* STORED DATA
>>>

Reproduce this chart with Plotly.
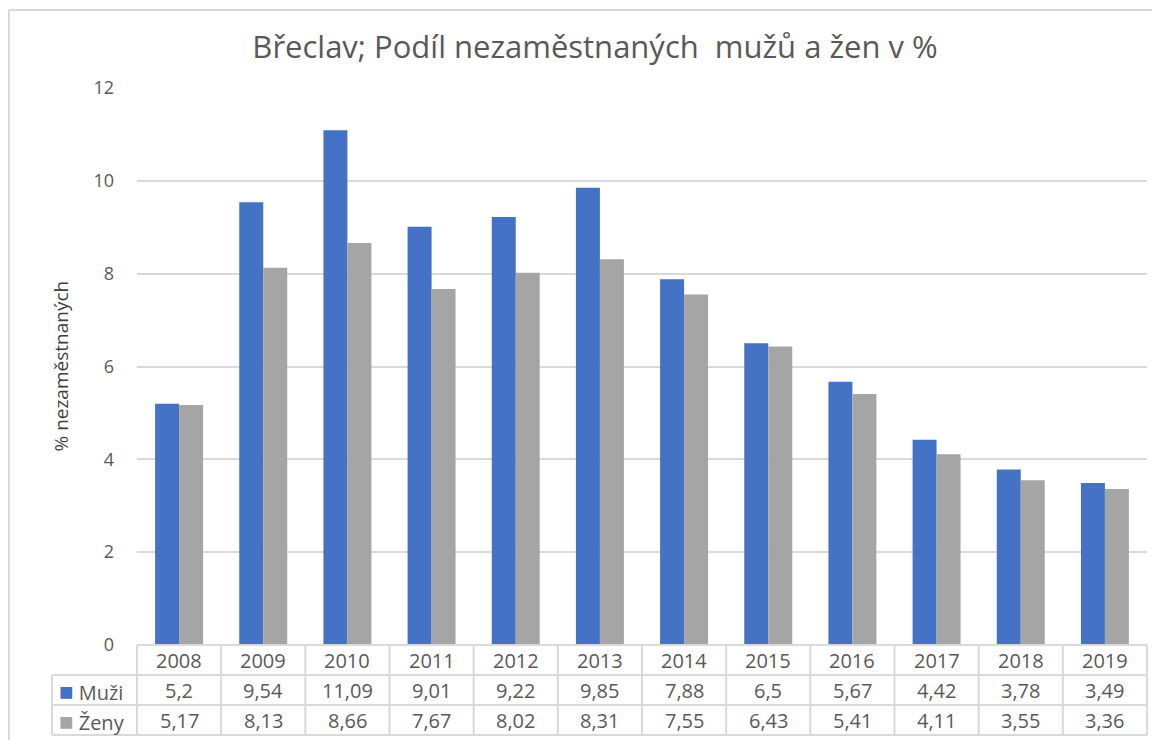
import plotly.graph_objects as go

years = ["2008", "2009", "2010", "2011", "2012", "2013", "2014", "2015", "2016", "2017", "2018", "2019"]
muzi = [5.2, 9.54, 11.09, 9.01, 9.22, 9.85, 7.88, 6.5, 5.67, 4.42, 3.78, 3.49]
zeny = [5.17, 8.13, 8.66, 7.67, 8.02, 8.31, 7.55, 6.43, 5.41, 4.11, 3.55, 3.36]
muzi_lbl = ["5,2", "9,54", "11,09", "9,01", "9,22", "9,85", "7,88", "6,5", "5,67", "4,42", "3,78", "3,49"]
zeny_lbl = ["5,17", "8,13", "8,66", "7,67", "8,02", "8,31", "7,55", "6,43", "5,41", "4,11", "3,55", "3,36"]
series_names = ["Muži", "Ženy"]
colors = ["#4472C4", "#A5A5A5"]

OFF = 8  # page body margin
W, H = 1152, 732
ML, MR, MT, MB = 129, 13, 80, 95
pw = W - ML - MR
ph = H - MT - MB
row = 30 / ph  # table row height in paper units
FONT = "Open Sans"
TXT = "#595959"
GRID = "#D9D9D9"

fig = go.Figure()
for name, vals, col in zip(series_names, [muzi, zeny], colors):
    fig.add_trace(go.Bar(x=years, y=vals, name=name, marker_color=col,
                         marker_line_width=0, showlegend=False))

def px_x(p):
    return (p - OFF - ML) / pw

def px_y(p):
    return 1 - (p - OFF - MT) / ph

shapes = []
ann = []
n = len(years)
LW = 2
# table horizontal lines
shapes.append(dict(type="line", xref="paper", yref="paper", x0=0, x1=1, y0=0, y1=0,
                   line=dict(color=GRID, width=LW)))
left_paper = px_x(52)
for k in (1, 2, 3):
    shapes.append(dict(type="line", xref="paper", yref="paper", x0=left_paper, x1=1, y0=-k * row, y1=-k * row,
                       line=dict(color=GRID, width=LW)))
# vertical lines at category boundaries
for i in range(n + 1):
    xb = i / n
    shapes.append(dict(type="line", xref="paper", yref="paper", x0=xb, x1=xb, y0=0, y1=-3 * row,
                       line=dict(color=GRID, width=LW)))
shapes.append(dict(type="line", xref="paper", yref="paper", x0=left_paper, x1=left_paper, y0=-row, y1=-3 * row,
                   line=dict(color=GRID, width=LW)))
# chart border (left and top)
bx = px_x(9)
by = px_y(10)
shapes.append(dict(type="line", xref="paper", yref="paper", x0=bx, x1=bx, y0=by, y1=px_y(760),
                   line=dict(color=GRID, width=2)))
shapes.append(dict(type="line", xref="paper", yref="paper", x0=bx, x1=px_x(1180), y0=by, y1=by,
                   line=dict(color=GRID, width=2)))

# table text
tf = dict(size=20, color=TXT, family=FONT)
for i, y in enumerate(years):
    ann.append(dict(x=i, y=-0.5 * row, xref="x", yref="paper", yanchor="middle", xanchor="center",
                    text=y, showarrow=False, font=tf))
    ann.append(dict(x=i, y=-1.5 * row, xref="x", yref="paper", yanchor="middle", xanchor="center",
                    text=muzi_lbl[i], showarrow=False, font=tf))
    ann.append(dict(x=i, y=-2.5 * row, xref="x", yref="paper", yanchor="middle", xanchor="center",
                    text=zeny_lbl[i], showarrow=False, font=tf))
for k, (name, col) in enumerate(zip(series_names, colors)):
    ann.append(dict(x=px_x(57), y=-(1.5 + k) * row, xref="paper", yref="paper", xanchor="left", yanchor="middle",
                    text=f"<span style='color:{col};font-size:24px'>■</span> {name}", showarrow=False, font=tf))
# y axis title
ann.append(dict(x=px_x(60), y=0.5, xref="paper", yref="paper", xanchor="center", yanchor="middle",
                text="% nezaměstnaných", textangle=-90,
                showarrow=False, font=dict(size=19, color="#404040", family=FONT)))

fig.update_layout(
    width=W, height=H,
    margin=dict(l=ML, r=MR, t=MT, b=MB),
    paper_bgcolor="white", plot_bgcolor="white",
    barmode="group", bargap=0.43, bargroupgap=0,
    title=dict(text="Břeclav; Podíl nezaměstnaných&nbsp; mužů a žen v %", x=(595 - OFF) / W, xanchor="center",
               y=1 - (47 - OFF) / H, yanchor="middle", font=dict(size=31, color=TXT, family=FONT)),
    xaxis=dict(type="category", range=[-0.5, n - 0.5], showticklabels=False, showline=False, ticks="",
               showgrid=False, zeroline=False),
    yaxis=dict(range=[0, 12], dtick=2, gridcolor=GRID, gridwidth=1.5, zeroline=False, showline=False,
               ticks="", ticklabelstandoff=22,
               tickfont=dict(size=18, color=TXT, family=FONT)),
    shapes=shapes, annotations=ann,
)

fig.write_html("out.html")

<<<

* EXERCISE BRIEF
Count each line with "chart" in it and report that figure by itself.

* REPLY
2